Ein Jahr nach Inkrafttreten des fast vollständigen Verbots von Schwangerschaftsabbrüchen in Polen haben Menschenrechtsorganisationen eine vernichtende Bilanz des Gesetzes gezogen.

Die Entscheidung habe »verheerende Auswirkungen auf das Leben von Frauen« gehabt, erklärten mehrere Organisationen gestern, darunter Amnesty International und Human Rights Watch. Die »extremen Hürden« für Schwangere seien erhöht worden, kritisierten die Organisationen. Dies habe »tragische Folgen« für viele Frauen und ihre Familien gehabt. Nach Angaben der Organisationen haben sich mehr als 1.000 Polinnen an den Europäischen Gerichtshof für Menschenrechte gewandt, um das von der nationalkonservativen Regierung vorangetriebene Gesetz anzufechten.

Polens Oberstes Gericht hatte im Oktober 2020 Schwangerschaftsabbrüche schwer fehlgebildeter Feten für verfassungswidrig erklärt und damit das ohnehin schon sehr restriktive Abtreibungsrecht weiter verschärft. Tausende Pol:innen hatten in der Folge gegen die Regeln protestiert, insbesondere nach dem Tod einer jungen Frau, den Frauenrechtsgruppen auf die strengen gesetzlichen Vorschriften zurückführten.

Am 25. Januar wurde erneut eine schwangere Polin nach Angaben ihrer Familie Opfer des Gesetzes. Die Mutter von drei Kindern, die mit Zwillingen schwanger war, sei mit Schmerzen im Unterleib ins Krankenhaus eingeliefert worden, berichtete ihre Familie auf Facebook. Einer der Feten sei gestorben. »Die Entfernung des toten Fetus wurde nicht genehmigt, da dies nach polnischem Recht strengstens verboten ist«, berichtete die Familie. Die Ärzte hätten stattdessen acht Tage lang darauf gewartet, »dass sich die Vitalfunktionen des anderen Zwillings von selbst stabilisieren.« In der Folge sei die 37-Jährige an einer Sepsis gestorben. Ihr Tod löste bei der Opposition und bei Frauenrechtsaktivistinnen Empörung aus. Die Staatsanwaltschaft hat Ermittlungen aufgenommen. Die Abteilung für medizinische Kunstfehler ermittele gegen die drei Kliniken, in denen die 37-Jährige zuletzt behandelt worden war, teilte die Staatsanwaltschaft in Kattowitz Ende Januar mit.

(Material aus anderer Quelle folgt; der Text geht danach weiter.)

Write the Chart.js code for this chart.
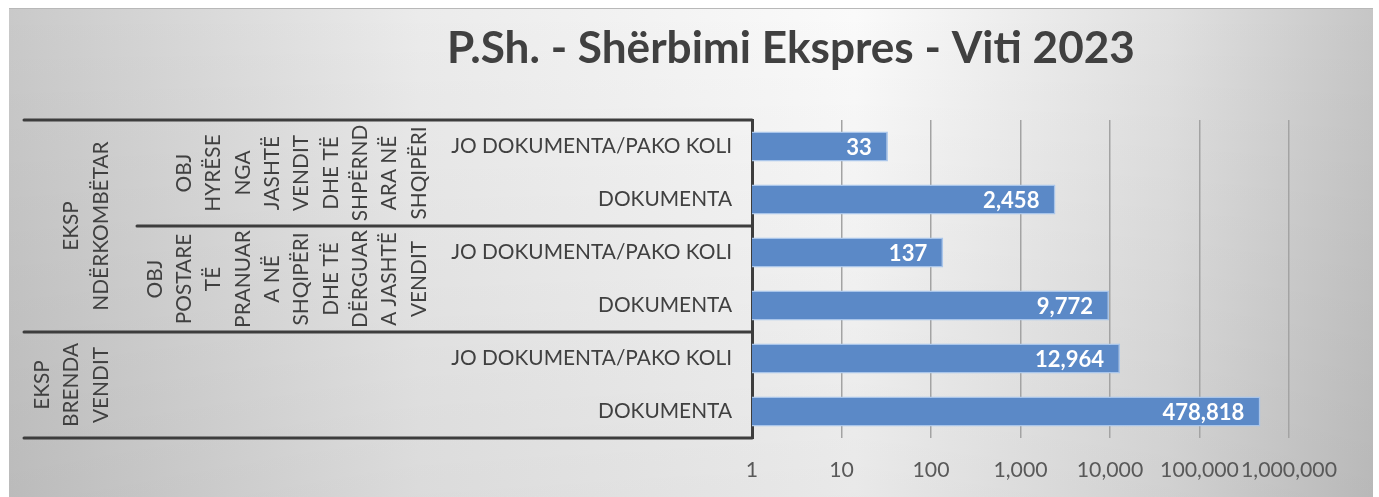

Schon vor Inkrafttreten des Gesetzes hatte es im mehrheitlich katholischen Polen jährlich weniger als 2.000 legal vorgenommene Schwangerschaftsabbrüche gegeben. Frauenrechtsorganisationen schätzen jedoch, dass pro Jahr etwa 200.000 Polinnen illegal einen Abbruch vornehmen lassen oder dafür ins Ausland gehen.